Treatise on Building the Kaaba (Morocco, 1793 CE) recounts the 11 times the sacred structure was built, with details on architectural changes to the Kaaba after the death of the Prophet Muhammad (peace be upon him), and its reconstruction during the rule of Sultan Murad IV.
History of Holy Mecca (Ottoman Printing Press Cairo, 1886 CE) is a culmination of efforts by Muslims to record the history of Mecca; a compilation of chronicles narrated by the companions of the Prophet, their successors, and scholars.
The immeasurable religious and spiritual importance of visiting the Holy Kaaba to Muslims is reflected in the many testimonies and accounts of pilgrims which are on display. In the last two centuries, celebrating the completion of the pilgrimage through the multi-colored painted Hajj certificates, murals and works of art included in the exhibition, became more common.
The items also show how the function of the Hajj certificates went beyond simply recording the pilgrimage: “The numerous mosques, shrines and landscapes mentioned, the insertion of Jerusalem, and the naming of early Muslims evoking important and pivotal events in early Islam are proof that the purpose of these representations was also to provide a visual landscape of Islam and its early history.” Reprints were often hung on the walls of houses, mosques and madrasas as a visual reminder of the holy sites of Islam.

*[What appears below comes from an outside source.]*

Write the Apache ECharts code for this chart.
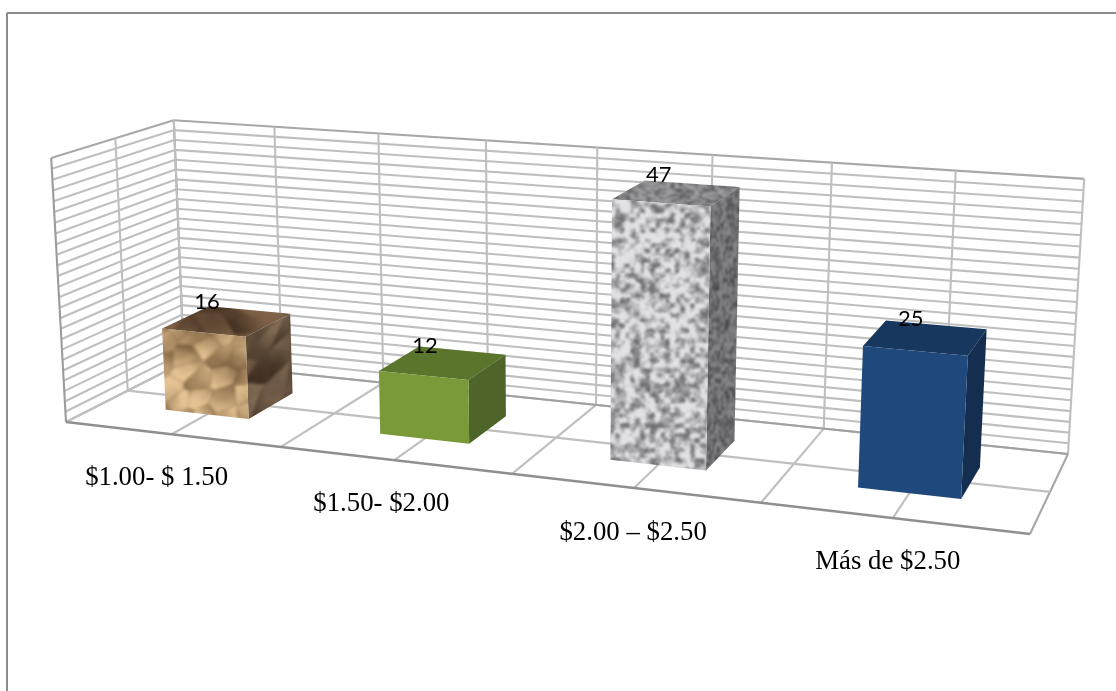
<!DOCTYPE html>
<html><head><meta charset="utf-8">
<style>html,body{margin:0;padding:0;background:#fff}#c{width:1116px;height:691px}</style>
<script src="https://cdn.jsdelivr.net/npm/echarts@6/dist/echarts.min.js"></script>
</head><body><div id="c"></div>
<script>
// ---- data ----
const categories = ['$1.00- $ 1.50', '$1.50- $2.00', '$2.00 – $2.50', 'Más de $2.50'];
const values = [16, 12, 47, 25];
const yTicks = [0,2,4,6,8,10,12,14,16,18,20,22,24,26,28,30,32,34,36,38,40,42,44,46,48,50];
const uDividers = [0,1,2,3,4,5,6,7,8];
const vDividers = [0,1,2];

// ---- layout of the projected box ----
const floorFL=[66,422], floorFR=[1030,534], floorBR=[1068,454], floorBL=[184,362];
const topBL=[175,120], topBR=[1084,179], topFL=[50,158];
const barWidth=0.395, barV0=0.30, barV1=0.71;
const labelShift=[[-20,-19],[-18,-17],[-18,-18],[-15,-19]];
const catShift=[[-15,6],[-13,6],[-1,7],[-5,6]];
const GRID_LINE='#bfbfbf', EDGE_LINE='#a8a8a8', FRONT_LINE='#8f8f8f';

// ---- projection ----
function solve(A,b){const n=b.length,M=A.map((r,i)=>r.concat([b[i]]));
 for(let i=0;i<n;i++){let p=i;for(let k=i+1;k<n;k++)if(Math.abs(M[k][i])>Math.abs(M[p][i]))p=k;
  [M[i],M[p]]=[M[p],M[i]];
  for(let k=0;k<n;k++){if(k===i)continue;const f=M[k][i]/M[i][i];for(let j=i;j<=n;j++)M[k][j]-=f*M[i][j];}}
 return M.map((r,i)=>r[n]/r[i]);}
const H=(function(){const pts=[[0,0,floorFL],[1,0,floorFR],[1,1,floorBR],[0,1,floorBL]],A=[],b=[];
 pts.forEach(([u,v,P])=>{A.push([u,v,1,0,0,0,-u*P[0],-v*P[0]]);b.push(P[0]);A.push([0,0,0,u,v,1,-u*P[1],-v*P[1]]);b.push(P[1]);});
 return solve(A,b);})();
const Z=(function(){const pts=[[0,1,topBL],[1,1,topBR],[0,0,topFL]],R=[];
 pts.forEach(([u,v,P])=>{const D=H[6]*u+H[7]*v+1;
  R.push([1,0,-P[0],P[0]*D-(H[0]*u+H[1]*v+H[2])]);
  R.push([0,1,-P[1],P[1]*D-(H[3]*u+H[4]*v+H[5])]);});
 const A=[[0,0,0],[0,0,0],[0,0,0]],b=[0,0,0];
 R.forEach(r=>{for(let i=0;i<3;i++){b[i]+=r[i]*r[3];for(let j=0;j<3;j++)A[i][j]+=r[i]*r[j];}});
 return solve(A,b);})();
function proj(u,v,w){const D=H[6]*u+H[7]*v+1+Z[2]*w;
 return [(H[0]*u+H[1]*v+H[2]+Z[0]*w)/D,(H[3]*u+H[4]*v+H[5]+Z[1]*w)/D];}

// ---- procedural surface textures (seeded, never touches the data) ----
function hash(x,y,s){let h=(x*374761393+y*668265263+s*1274126177)|0;h=Math.imul(h^(h>>>13),1274126177);return ((h^(h>>>16))>>>0)/4294967295;}
function noise(x,y,s,per){const xi=Math.floor(x),yi=Math.floor(y),fx=x-xi,fy=y-yi,
 a=fx*fx*(3-2*fx),c=fy*fy*(3-2*fy),w=i=>((i%per)+per)%per,
 n=(i,j)=>hash(w(i),w(j),s);
 return (n(xi,yi)*(1-a)+n(xi+1,yi)*a)*(1-c)+(n(xi,yi+1)*(1-a)+n(xi+1,yi+1)*a)*c;}
function makeTex(size,blur,fn){const cv=document.createElement('canvas');cv.width=cv.height=size;
 const g=cv.getContext('2d'),im=g.createImageData(size,size);
 for(let y=0;y<size;y++)for(let x=0;x<size;x++){const c=fn(x,y),k=(y*size+x)*4;
  im.data[k]=c[0];im.data[k+1]=c[1];im.data[k+2]=c[2];im.data[k+3]=255;}
 g.putImageData(im,0,0);
 const out=document.createElement('canvas');out.width=out.height=size;
 const o=out.getContext('2d');o.drawImage(cv,0,0);o.filter='blur('+blur+'px)';o.drawImage(cv,0,0);return out;}
function lerpC(a,b,t){t=Math.max(0,Math.min(1,t));return [a[0]+(b[0]-a[0])*t,a[1]+(b[1]-a[1])*t,a[2]+(b[2]-a[2])*t];}
function granite(cell,sx,sy,base,dark,s){const size=512,per=Math.round(size/cell);
 return makeTex(size,.9,(x,y)=>{const X=x/cell,Y=y/cell;
  const n=noise(X*sx,Y*sy,s,9999)*.68+noise(X*2.3*sx,Y*2.3*sy,s+1,9999)*.32;
  return lerpC(dark,base,(n-.2)/.46);});}
// crumpled sheet: skewed flat facets around seeded points, with soft creases where they meet
function crumple(cells,sx,sy,skew,light,dark,s){const size=512,cw=size/cells,seeds=[];
 for(let j=0;j<cells;j++)for(let i=0;i<cells;i++){
  const a=hash(i,j,s+3)*6.283;
  seeds.push({x:(i+.1+.8*hash(i,j,s))*cw,y:(j+.1+.8*hash(i,j,s+1))*cw,b:.3+.5*hash(i,j,s+2),dx:Math.cos(a),dy:Math.sin(a)});}
 return makeTex(size,1.6,(x,y)=>{let d1=1e9,d2=1e9,n=null;
  for(let k=0;k<seeds.length;k++){const p=seeds[k],ddx=x-p.x,ddy=y-p.y,ex=(ddx+skew*ddy)*sx,ey=(ddy-skew*ddx*.4)*sy,d=Math.sqrt(ex*ex+ey*ey);
   if(d<d1){d2=d1;d1=d;n=p;}else if(d<d2){d2=d;}}
  const slope=((x-n.x)*n.dx+(y-n.y)*n.dy)/cw*.42,cr=Math.min(1,(d2-d1)/4);
  const lf=noise(x/46,y/46,s+7,9999)-.5,hf=noise(x/7,y/7,s+8,9999)-.5;
  return lerpC(dark,light,(n.b+slope+lf*.75+hf*.14)*(.74+.26*cr));});}
const texPaper={front:crumple(24,1,1,.7,[228,194,146],[104,76,46],11),
 top:crumple(20,1,2.4,.5,[136,106,78],[70,50,34],23),side:crumple(20,2.6,1,.9,[128,106,84],[64,48,34],37)};
const texStone={front:granite(5,1,1,[226,226,228],[112,112,116],5),
 top:granite(4,1,2.2,[158,158,160],[92,92,94],9),side:granite(4,2.4,1,[134,134,136],[70,70,72],13)};
function pat(c){return {image:c,repeat:'repeat'};}
const barFaces=[
 {front:pat(texPaper.front),top:pat(texPaper.top),side:pat(texPaper.side)},
 {front:'#7a9a3a',top:'#5b752d',side:'#4e6428'},
 {front:pat(texStone.front),top:pat(texStone.top),side:pat(texStone.side)},
 {front:'#1f487c',top:'#17375e',side:'#152e4f'}];

// ---- render items ----
const el=document.getElementById('c');
const chart=echarts.init(el,null,{renderer:'canvas'});
function wOf(api,val){const H0=api.getHeight();return (H0-api.coord([0,val])[1])/H0;}
function seg(a,b,color,width){return {type:'line',shape:{x1:a[0],y1:a[1],x2:b[0],y2:b[1]},style:{stroke:color,lineWidth:width||2.1},silent:true};}
function renderY(p,api){const w=wOf(api,api.value(0));
 const edge=w===1;
 return {type:'group',children:[seg(proj(0,0,w),proj(0,1,w),edge?EDGE_LINE:GRID_LINE),seg(proj(0,1,w),proj(1,1,w),edge?EDGE_LINE:GRID_LINE)]};}
function renderU(p,api){const u=api.value(0)/8;
 return {type:'group',children:[seg(proj(u,1,0),proj(u,1,1),u===0?'#9c9c9c':GRID_LINE),
  seg(proj(u,0,0),proj(u,1,0),u===1?EDGE_LINE:GRID_LINE)]};}
function renderV(p,api){const v=api.value(0)/2,kids=[];
 kids.push(seg(proj(0,v,0),proj(0,v,1),v===0?'#9c9c9c':GRID_LINE));
 kids.push(seg(proj(0,v,0),proj(1,v,0),v===0?FRONT_LINE:(v===1?'#a0a0a0':GRID_LINE),v===0?2.6:2.1));
 return {type:'group',children:kids};}
function poly(pts,fill){return {type:'polygon',shape:{points:pts},style:{fill:fill,stroke:null},silent:true};}
function renderBar(p,api){const i=api.value(0),w=wOf(api,api.value(1));
 const uc=(i+.5)/4,half=barWidth/8,u0=uc-half,u1=uc+half,f=barFaces[i];
 const A=proj(u0,barV0,0),B=proj(u1,barV0,0),C=proj(u1,barV1,0),
  A1=proj(u0,barV0,w),B1=proj(u1,barV0,w),C1=proj(u1,barV1,w),D1=proj(u0,barV1,w);
 return {type:'group',children:[poly([A1,B1,C1,D1],f.top),poly([B,C,C1,B1],f.side),poly([A,B,B1,A1],f.front)]};}
function renderValueLabel(p,api){const i=api.value(0),val=api.value(1),w=wOf(api,val),uc=(i+.5)/4;
 const P=proj(uc,(barV0+barV1)/2,w),s=labelShift[i];
 return {type:'text',silent:true,style:{text:String(val),x:P[0]+s[0],y:P[1]+s[1],fill:'#000',font:'22px Lato',textAlign:'center',textVerticalAlign:'middle',verticalAlign:'middle'}};}
function renderCat(p,api){const i=api.value(0),P=proj((i+.5)/4,0,0),s=catShift[i];
 return {type:'text',silent:true,style:{text:categories[i],x:P[0]+s[0],y:P[1]+s[1]+38,fill:'#000',font:'26.8px "Liberation Serif"',textAlign:'center',textVerticalAlign:'middle',verticalAlign:'middle'}};}
function lineSeries(data,fn,z){return {type:'custom',data:data.map(d=>[d]),renderItem:fn,coordinateSystem:'cartesian2d',encode:{x:-1,y:-1},clip:false,z:z,silent:true,animation:false};}
const barData=values.map((v,i)=>[i,v]);
chart.setOption({
 animation:false,backgroundColor:'#fff',
 grid:{left:0,right:0,top:0,bottom:0},
 xAxis:{type:'category',data:categories,show:false},
 yAxis:{type:'value',min:0,max:50,interval:2,show:false},
 graphic:[
  {type:'line',shape:{x1:7,y1:13,x2:1116,y2:13},style:{stroke:'#8c8c8c',lineWidth:2},silent:true},
  {type:'line',shape:{x1:7,y1:13,x2:7,y2:691},style:{stroke:'#8c8c8c',lineWidth:2},silent:true}
 ],
 series:[
  lineSeries(yTicks,renderY,1),lineSeries(uDividers,renderU,1),lineSeries(vDividers,renderV,1),
  {type:'custom',data:barData,renderItem:renderBar,encode:{x:0,y:1},clip:false,z:2,silent:true,animation:false},
  {type:'custom',data:barData,renderItem:renderValueLabel,encode:{x:0,y:1},clip:false,z:3,silent:true,animation:false},
  {type:'custom',data:barData,renderItem:renderCat,encode:{x:0,y:1},clip:false,z:3,silent:true,animation:false}
 ]});
</script></body></html>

Non-Muslim Visions and Travel Accounts
The travel accounts by non-Muslims that are part of the exhibit offer astonishingly detailed descriptions of Mecca and the rituals of Hajj. Personal Narrative of a Pilgrimage to El-Medinah and Meccah (1855) by Sir Richard F. Burton, is a vivid narrative from one of the first English Christians to visit Mecca in 1853, and to gain access to the Kaaba.
My Journey to Makkah (Hachette Publishing, 1896) is a book of illustrations inspired by photos taken by the author, Jules Gervais-Courtellement, one of the first to photograph Mecca’s landmarks.
Architectural Features and Adornment
Another rare visual item on display is an image of the Holy Kaaba believed to be the earliest photograph taken by an Arab photographer during his visit in 1885 CE.
Many of the exhibits show visitors the ornamentation of the inside of the Kaaba. One of the artefacts is part of the ornamented curtain door of the Kaaba (the burqa) made in Egypt during the reign of King Farouk I (circa 1936 CE). According to historical accounts, the old discarded covering cloths of the Kaaba were sometimes used to make clothes, believing them to be a source of blessing. A Kaftan Made from the Interior Kiswa of the Kaaba (Turkey, circa 20th century CE) includes verses from the Qur’an about the Kaaba and the Holy Mosque.
These and other items are on display to the public at the “Holy Kaaba Exhibition,” which runs until October 1. More than 50 curated items such as ‘Translation of the Holy Qur’an’ (C. Ackers for J. Wilcox Press, London, 1734 CE), one of the most famous translations of the Qur’an into English by George Sale, that includes a sketch of the Holy Mosque.
The extraordinary exhibition is a testament to the Library’s commitment and efforts towards access and protection of the Heritage collections, through preservation, conservation, cataloguing and imaging. The collections are protected as well as made available to scholars and general interested public worldwide.
“We invite the community to come and experience the Holy Kaaba Exhibition at the Library, which reveals the deep history of this cornerstone of faith. Especially at this time of deeper religious observation, the spiritual significance of the displays becomes even stronger for visitors,” said Al Kuwari.